While we start with the audit, identify components and suggest remediation, the crucial question is, where did the issue originate? For example: let’s say a designer works with a form with different buttons, labels, error messages and different visualization content around it. There must be clear instructions on how to implement these components so engineers don’t make assumptions and misinterpret what is intended by design, such as with keyboard navigation and focus order. Designers don’t always know how to include specifications in design.

So, we will help create guidelines in the component design library so there’s clarity during the handoff from design. It’s about efficiency and making everyone accountable. When these processes are in place, it makes it easier to evaluate where defects are coming from. Is the bug a result of bad design or bad implementation? You have this question a lot when you’re working with organizations that haven’t shifted left.

When we can see where issues occur, we can better customize our services to what is really needed. This enablement is key to help avoid repeat issues in future.

When doing audits, we often see patterns. We see the same button issues, same label issues, the same navigation mistakes that occur across different pages. You realize that the problem is with a template, or, perhaps a form that has an issue. These patterns point to what needs to be fixed, and they raise the question of what should be done next. The answer is always to shift left.

KPIs are born out of these patterns as well. As organizations begin shifting left, they should also then start tracking these trends and setting targets to make incremental improvements. For the communications platform company I referenced earlier, one of the KPIs we’re tracking is the number of issues that can be found at the design level, but split out by issues that can be easily remediated, like color contrast, for example. Other issues may require redesign, having to go back to the drawing board.

Interestingly, sometimes a usability issue rather than an accessibility conformance issue forces a component back to redesign. This underscores the need to shift left and use inclusive design principles that incorporate users with disabilities early in SDLC. Again, by catching this early on, you eliminate a lot of potential pain later on when developers start to implement.

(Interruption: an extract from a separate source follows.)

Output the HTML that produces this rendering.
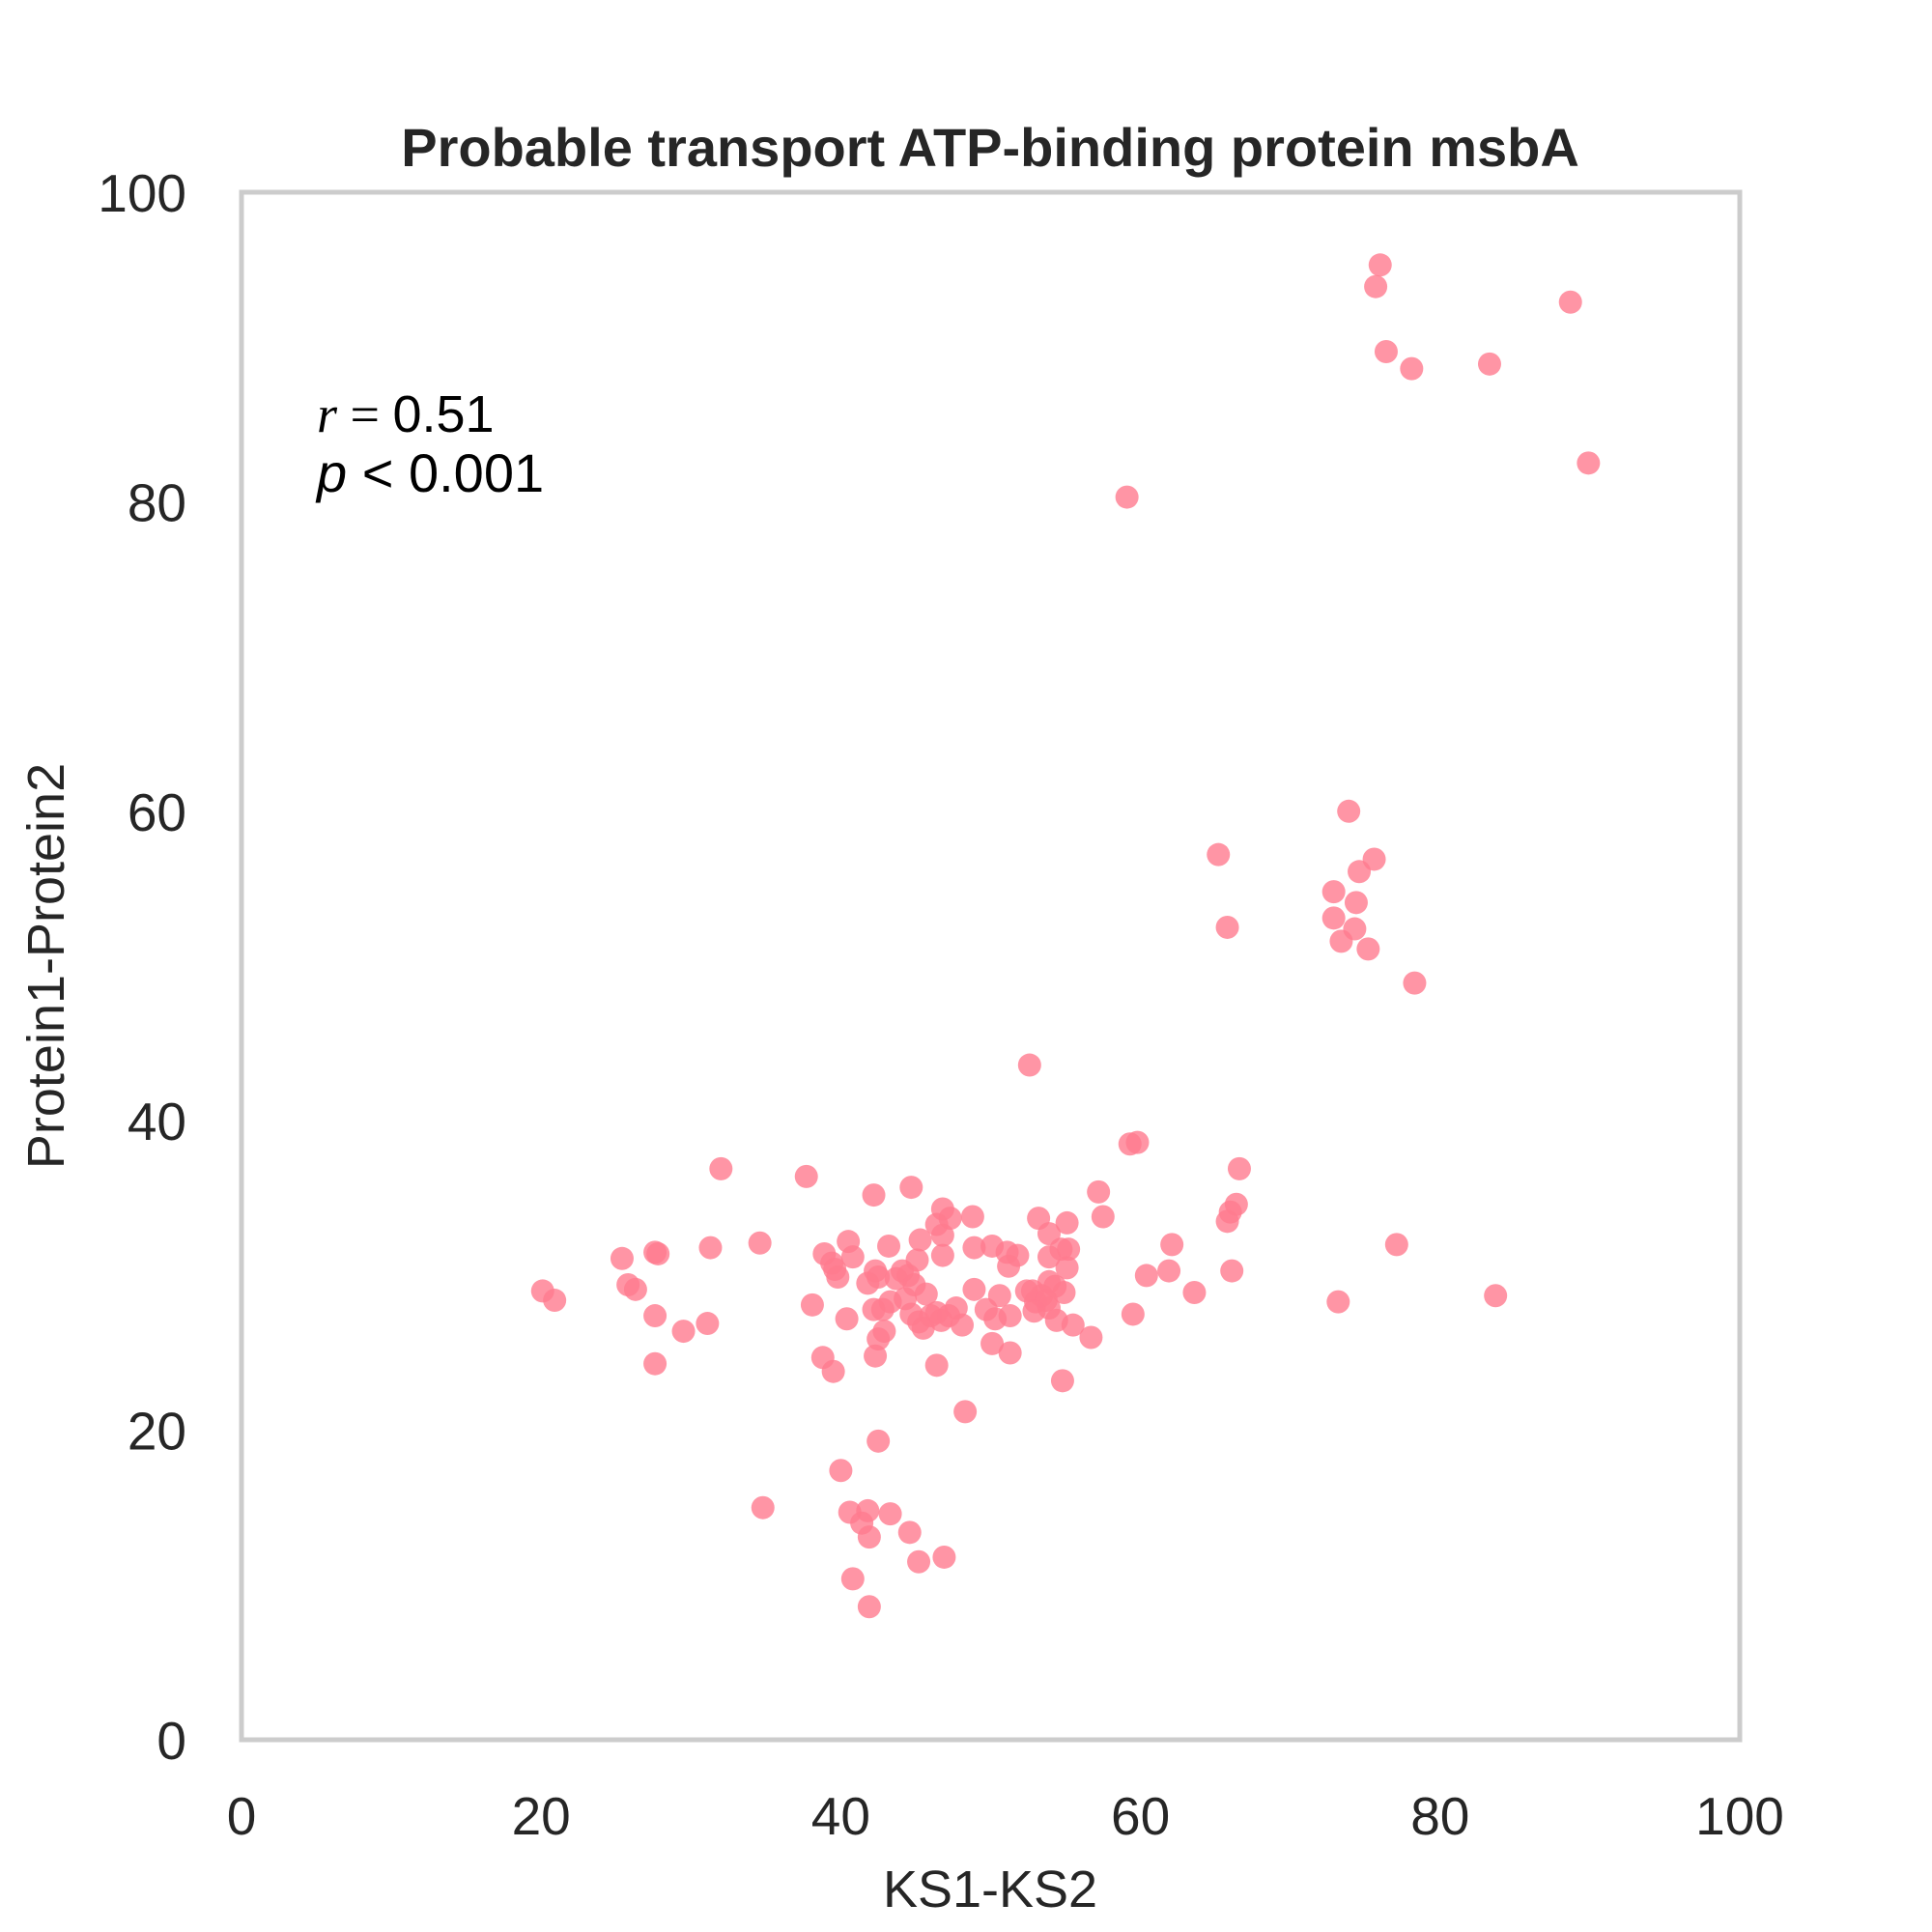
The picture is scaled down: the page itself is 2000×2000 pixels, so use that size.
<!DOCTYPE html>
<html><head><meta charset="utf-8"><style>
html,body{margin:0;padding:0;background:#fff}
svg{display:block}
text{font-family:"Liberation Sans",Arial,sans-serif;fill:#262626}
</style></head><body>
<svg id="chart" width="2000" height="2000" viewBox="0 0 2000 2000" xmlns="http://www.w3.org/2000/svg">
<rect x="0" y="0" width="2000" height="2000" fill="#fff"/>
<text x="1025" y="172" text-anchor="middle" font-size="56" font-weight="bold">Probable transport ATP-binding protein msbA</text>
<g id="ticks"></g>
<g id="points"></g>
<rect x="250" y="199" width="1551" height="1602" fill="none" stroke="#cccccc" stroke-width="5"/>
<text x="1025" y="1974" text-anchor="middle" font-size="54">KS1-KS2</text>
<text x="0" y="0" text-anchor="middle" font-size="54" transform="translate(66,1000) rotate(-90)">Protein1-Protein2</text>
<g>
<text x="328" y="447" font-size="54" style="fill:#000"><tspan font-family="'Liberation Serif',serif" font-style="italic">r</tspan><tspan font-family="'Liberation Serif',serif"> = </tspan>0.51</text>
<text x="328" y="509" font-size="56" font-family="'Liberation Serif',serif" style="fill:#000"><tspan font-style="italic">p</tspan> &lt; 0.001</text>
</g>
</svg>
<script>
const xTicks=[0,20,40,60,80,100];
const yTicks=[0,20,40,60,80,100];
const xVals=[76.0,75.7,88.7,76.4,78.1,83.3,89.9,59.1,73.9,65.2,75.6,74.6,72.9,74.4,72.9,65.8,74.3,73.4,75.2,78.3,52.6,59.3,59.8,66.6,32.0,37.7,44.7,42.2,57.2,66.4,66.0,65.8,46.8,47.3,48.8,57.5,53.2,55.1,46.4,46.8,53.9,45.3,40.5,34.6,31.3,43.2,50.1,62.1,77.1,27.6,27.8,25.4,38.9,40.8,46.8,48.9,51.1,51.8,54.7,55.2,53.9,45.1,39.4,39.6,39.8,51.2,55.1,61.9,66.1,60.4,42.3,42.5,41.8,44.1,43.7,44.5,53.9,54.3,25.8,26.3,20.1,20.9,44.9,45.7,48.9,50.6,52.4,52.8,54.9,63.6,83.7,73.2,53.4,53.7,38.1,43.3,42.2,42.8,44.3,47.7,49.7,53.0,53.9,52.9,59.5,27.6,40.4,44.7,46.0,46.4,45.2,45.5,46.7,47.2,48.1,50.3,51.3,54.4,55.5,31.1,29.5,42.9,42.5,56.7,50.1,38.8,42.3,51.3,27.6,39.5,46.4,54.8,48.3,42.5,40.0,34.8,40.6,41.8,41.4,43.3,41.9,44.6,46.9,45.2,40.8,41.9];
const yVals=[95.3,93.9,92.9,89.7,88.6,88.9,82.5,80.3,60.0,57.2,56.9,56.1,54.8,54.1,53.1,52.5,52.4,51.6,51.1,48.9,43.6,38.5,38.6,36.9,36.9,36.4,35.7,35.2,35.4,34.6,34.1,33.5,34.3,33.7,33.8,33.8,33.7,33.4,33.3,32.6,32.7,32.3,32.2,32.1,31.8,31.9,31.9,32.0,32.0,31.5,31.4,31.1,31.4,31.2,31.3,31.8,31.5,31.3,31.7,31.7,31.2,31.0,30.8,30.4,29.9,30.6,30.5,30.3,30.3,30.0,30.3,29.9,29.5,30.3,29.8,30.0,29.6,29.3,29.4,29.1,29.0,28.4,29.4,28.8,29.1,28.7,29.0,29.0,28.9,28.9,28.7,28.3,28.7,28.4,28.1,28.3,27.8,27.8,28.5,27.9,27.8,28.3,27.9,27.7,27.5,27.4,27.2,27.5,27.4,27.6,27.0,26.6,27.1,27.4,26.8,27.2,27.4,27.1,26.8,26.9,26.4,26.4,25.9,26.0,25.6,24.7,24.8,25.0,24.3,23.8,24.2,23.2,21.2,19.3,17.4,15.0,14.7,14.8,14.0,14.6,13.1,13.4,11.8,11.5,10.4,8.6];
const NS="http://www.w3.org/2000/svg";
const X0=250,X1=1801,Y0=1801,Y1=199;
function sx(v){return X0+(v-0)/(100-0)*(X1-X0);}
function sy(v){return Y0-(v-0)/(100-0)*(Y0-Y1);}
const tg=document.getElementById('ticks');
xTicks.forEach(t=>{
  const el=document.createElementNS(NS,'text');
  el.setAttribute('x',sx(t));el.setAttribute('y',1899);
  el.setAttribute('text-anchor','middle');el.setAttribute('font-size','55');
  el.textContent=t;
  
  
  tg.appendChild(el);
});
yTicks.forEach(t=>{
  const el=document.createElementNS(NS,'text');
  el.setAttribute('x',193);el.setAttribute('y',sy(t)+20);
  el.setAttribute('text-anchor','end');el.setAttribute('font-size','55');
  el.textContent=t;
  
  
  tg.appendChild(el);
});
const pg=document.getElementById('points');
xVals.forEach((xv,i)=>{
  const c=document.createElementNS(NS,'circle');
  c.setAttribute('cx',sx(xv));c.setAttribute('cy',sy(yVals[i]));
  c.setAttribute('r',12);c.setAttribute('fill','#ff7a8e');c.setAttribute('fill-opacity','0.8');
  
  
  pg.appendChild(c);
});
</script>
</body></html>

Auditing the design system makes economic sense

The cost of not being accessible is significant. And, much — if not all — of this pain begins in a design system that is not tuned for accessibility.

It’s good to know what the actual causes are behind remediating issues, as it takes a lot of resources. For example, in a WCAG audit, it’s not uncommon to find 200-300 bugs. All this information has to be groomed and digested by a product manager and put into the backlog. They must prioritize what goes in sprint one, sprint two, etc. Velocity suffers when all of this is taking place, as your team is pulled away from working on new features. And this is assuming that engineering made the mistake! Many of these issues go back to design, such as a contrast issue where engineers are just implementing what they got from design.

No matter where the blame lies, the fact is, you’re losing time.